MIRIAM

Lenka Lagronová

Cast: 2 women, male and female voice, eventually another woman


A short play the size of a one-act is set in an old, neglected graveyard. Věrka has escaped here because she „has broken everything“ bringing with her pills she intends to swallow. Here she meets Mirka who has come to scythe the grass. Věrka drugged by the pills, on seeing Mirka in black and with a scythe is scared and falls down scratching her knee on an edge of a grave. Mirka invites her to her place to clean the wound. She lives in a former charnel house that she was „given“ and where she built a humble dwelling. She makes Věrka a cup of tea.
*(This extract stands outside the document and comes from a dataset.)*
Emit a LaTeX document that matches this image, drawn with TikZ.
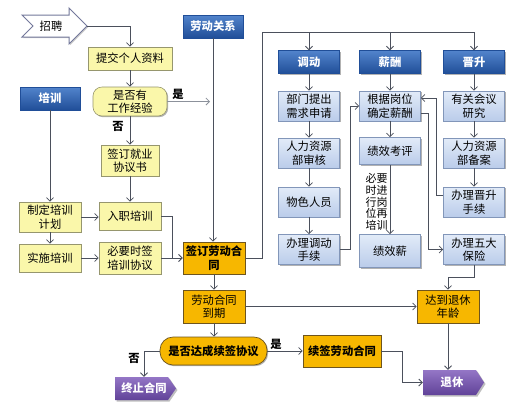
\documentclass[tikz,border=0pt]{standalone}
\usepackage{fontspec}
\setmainfont{Noto Sans CJK SC}
\usetikzlibrary{arrows.meta,shadows,backgrounds,calc}
\definecolor{yfill}{RGB}{250,247,170}
\definecolor{yline}{RGB}{150,150,110}
\definecolor{bhtop}{RGB}{82,132,204}
\definecolor{bhbot}{RGB}{32,78,152}
\definecolor{lbtop}{RGB}{226,235,248}
\definecolor{lbbot}{RGB}{186,204,234}
\definecolor{lbline}{RGB}{130,150,185}
\definecolor{ofill}{RGB}{247,183,0}
\definecolor{oline}{RGB}{110,85,30}
\definecolor{ptop}{RGB}{148,118,198}
\definecolor{pbot}{RGB}{96,66,152}
\definecolor{conc}{RGB}{75,80,92}
\definecolor{conl}{RGB}{140,145,155}
\definecolor{zpline}{RGB}{115,120,155}
\begin{document}
\begin{tikzpicture}[x=1pt,y=-1pt,
  every node/.style={font=\fontsize{11.3}{13.5}\selectfont, align=center, inner sep=1pt},
  bold/.style={font=\fontsize{11.3}{13.5}\selectfont\bfseries},
  wh/.style 2 args={minimum width=#1pt, minimum height=#2pt},
  shad/.style={drop shadow={shadow xshift=1.2pt,shadow yshift=-1.2pt,opacity=.3,fill=black}},
  ybox/.style={shad, draw=yline, fill=yfill, line width=0.6pt},
  ydec/.style={ybox, rounded corners=9pt},
  bhead/.style={shad, top color=bhtop, bottom color=bhbot, draw=bhbot, line width=0.4pt, text=white, bold},
  lbox/.style={shad, top color=lbtop, bottom color=lbbot, draw=lbline, line width=0.6pt},
  obox/.style={shad, fill=ofill, draw=oline, line width=0.7pt},
  odec/.style={obox, rounded corners=13pt, bold},
  ptext/.style={text=white, bold},
  conn/.style={draw=conc, line width=0.8pt, -{Straight Barb[length=3.5pt,width=7pt]}},
  plain/.style={draw=conc, line width=0.8pt},
  yn/.style={bold, inner sep=0pt}
]
\fill[white] (0,0) rectangle (524,408);
\useasboundingbox (0,0) rectangle (524,408);

% ---- recruitment arrow shape
\fill[black,opacity=.2] (23.2,16.2) -- (70.2,16.2) -- (70.2,9.2) -- (88.2,27.2) -- (70.2,45.2) -- (70.2,38.2) -- (23.2,38.2) -- (34.2,27.2) -- cycle;
\filldraw[fill=white, draw=zpline, line width=1pt] (22,15) -- (69,15) -- (69,8) -- (87,26) -- (69,44) -- (69,37) -- (22,37) -- (33,26) -- cycle;
\node (zp) at (51,26) {招聘};
\coordinate (zptip) at (87,26);

% ---- purple end shapes
\fill[black,opacity=.25] (116.5,378.5) -- (169.5,378.5) -- (177.5,390) -- (169.5,401.5) -- (116.5,401.5) -- cycle;
\shade[top color=ptop, bottom color=pbot] (115,377) -- (168,377) -- (176,388.5) -- (168,400) -- (115,400) -- cycle;
\fill[black,opacity=.25] (424.5,371.5) -- (477.5,371.5) -- (485.5,384) -- (477.5,396.5) -- (424.5,396.5) -- cycle;
\shade[top color=ptop, bottom color=pbot] (423,370) -- (476,370) -- (484,382.5) -- (476,395) -- (423,395) -- cycle;
\node[ptext, wh={58}{23}] (zz) at (144,388.5) {终止合同};
\node[ptext, wh={58}{25}] (tx) at (452,382.5) {退休};

% ---- left (yellow) part
\node[ybox, wh={84}{23}] (tj) at (130,58.5) {提交个人资料};
\node[ydec, wh={74}{29}] (jy) at (130,101.5) {是否有\\工作经验};
\node[ybox, wh={58}{31}] (qy) at (130,160.5) {签订就业\\协议书};
\node[ybox, wh={62}{28}] (rz) at (130,216) {入职培训};
\node[ybox, wh={62}{32}] (by) at (130,258) {必要时签\\培训协议};
\node[bhead, wh={60}{23}] (px) at (50,98.5) {培训};
\node[ybox, wh={62}{30}] (zd) at (50,217) {制定培训\\计划};
\node[ybox, wh={62}{28}] (ss) at (50,258) {实施培训};

% ---- labour relation
\node[bhead, wh={60}{23}] (ld) at (213,26.5) {劳动关系};
\node[obox, bold, wh={62}{32}] (qd) at (214,258) {签订劳动合\\同};
\node[obox, wh={62}{33}] (dq) at (214,306.5) {劳动合同\\到期};
\node[odec, wh={107}{28}] (xq) at (213.5,351) {是否达成续签协议};
\node[obox, bold, wh={78}{32}] (xqh) at (342,351) {续签劳动合同};
\node[obox, wh={62}{33}] (dt) at (448,306.5) {达到退休\\年龄};

% ---- three columns
\node[bhead, wh={61}{23}] (dd) at (309,62) {调动};
\node[bhead, wh={61}{23}] (xc) at (390,62) {薪酬};
\node[bhead, wh={61}{23}] (js) at (474,62) {晋升};
\node[lbox, wh={61}{30}] (bm) at (309,106) {部门提出\\需求申请};
\node[lbox, wh={61}{30}] (gj) at (390,106) {根据岗位\\确定薪酬};
\node[lbox, wh={61}{30}] (yg) at (474,106) {有关会议\\研究};
\node[lbox, wh={61}{30}] (rl) at (309,153) {人力资源\\部审核};
\node[lbox, wh={61}{27}] (jk) at (390,151) {绩效考评};
\node[lbox, wh={61}{30}] (rb) at (474,153) {人力资源\\部备案};
\node[lbox, wh={61}{30}] (ws) at (309,202) {物色人员};
\node[lbox, wh={61}{30}] (bj) at (474,202) {办理晋升\\手续};
\node[lbox, wh={61}{30}] (bd) at (309,249.5) {办理调动\\手续};
\node[lbox, wh={61}{33}] (jx) at (390,251) {绩效薪};
\node[lbox, wh={61}{30}] (bw) at (474,249.5) {办理五大\\保险};
\node[font=\fontsize{11}{11.8}\selectfont, inner sep=0pt] (zb) at (376.5,202) {必要\\时进\\行岗\\位再\\培训};

% ---- connectors left
\draw[conn] (zptip) -| (tj.north);
\draw[conn] (tj.south) -- (jy.north);
\coordinate (yesend) at (210,101.5);
\draw[draw=conl, line width=0.8pt, -{Straight Barb[length=3.5pt,width=7pt]}] (jy.east) -- (yesend);
\node[yn] (yes1) at (178,94) {是};
\draw[conn] (jy.south) -- (qy.north);
\node[yn] (no1) at (118,126) {否};
\draw[conn] (qy.south) -- (rz.north);
\draw[conn] (px.south) -- (zd.north);
\draw[conn] (zd.south) -- (ss.north);
\draw[conn] (zd.east) -- (zd.east -| rz.west);
\draw[conn] (ss.east) -- (ss.east -| by.west);
\draw[conn] (rz.east) -- ++(11,0) |- (qd.west);
\draw[conn] (by.east) -- (qd.west);
\draw[conn] (ld.south) -- (ld.south |- qd.north);

% ---- to the three columns
\coordinate (tl) at (262,32);
\draw[conn] (qd.east) -| (tl) -| (js.north);
\draw[conn] (tl -| dd.north) -- (dd.north);
\draw[conn] (tl -| xc.north) -- (xc.north);

\draw[conn] (dd.south) -- (bm.north);
\draw[conn] (bm.south) -- (rl.north);
\draw[conn] (rl.south) -- (ws.north);
\draw[conn] (ws.south) -- (bd.north);
\draw[conn] (xc.south) -- (gj.north);
\draw[conn] (gj.south) -- (jk.north);
\draw[conn] (jk.south) -- (jx.north);
\draw[conn] (js.south) -- (yg.north);
\draw[conn] (yg.south) -- (rb.north);
\draw[conn] (rb.south) -- (bj.north);

\draw[conn] (bd.east) -- ++(11,0) |- (gj.west);
\draw[conn] ([yshift=-7pt]gj.east) -- ++(8,0) |- (bw.west);
\draw[conn] ([yshift=7pt]bj.west) -- ++(-7,0) |- ([yshift=8pt]gj.east);
\draw[conn] (bw.south) -- ++(0,13) -| (dt.north);

% ---- bottom
\draw[conn] (qd.south) -- (dq.north);
\draw[conn] (dq.east) -- (dt.west);
\draw[conn] (dq.south) -- (dq.south |- xq.north);
\draw[conn] (xq.west) -| (zz.north);
\node[yn] (no2) at (134,358) {否};
\draw[conn] (xq.east) -- (xqh.west);
\node[yn] (yes2) at (276,344) {是};
\draw[conn] (xqh.east) -- ++(21,0) |- (tx.west);
\draw[conn] (dt.south) -- (dt.south |- tx.north);
\end{tikzpicture}
\end{document}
During a rather ordinary conversation both women get to know each other revealing their inner world. Both are lonely, excluded. Věrka suffers from a feeling of guilt – the reason why she punishes herself, while Mirka often does not eat for years hoping that someone will feel sorry for her. Both, however, try to bear their fate bravely. Each of them has something that gives them strength: Věrka has a cassette-player with a Polish recording of religious songs; Mirka has a wardrobe full of hand-made evening gowns. Gradually they decide to die together, put on Mirka’s dresses, and get into a deep grave they have decorated with a statue of Virgin Mary that somebody had dumped out. They lie down listening to the music from Věrka’s recording and sing… The play is outstanding with its unusual fragility and simplicity. The dialogue is written in short simple replies that have their distinctive poetics with traces of black humour. The repeated motives put together an extraordinary mosaic of two female lives that are sad and yet full of hope.


  The play is available also in English and Polish translation.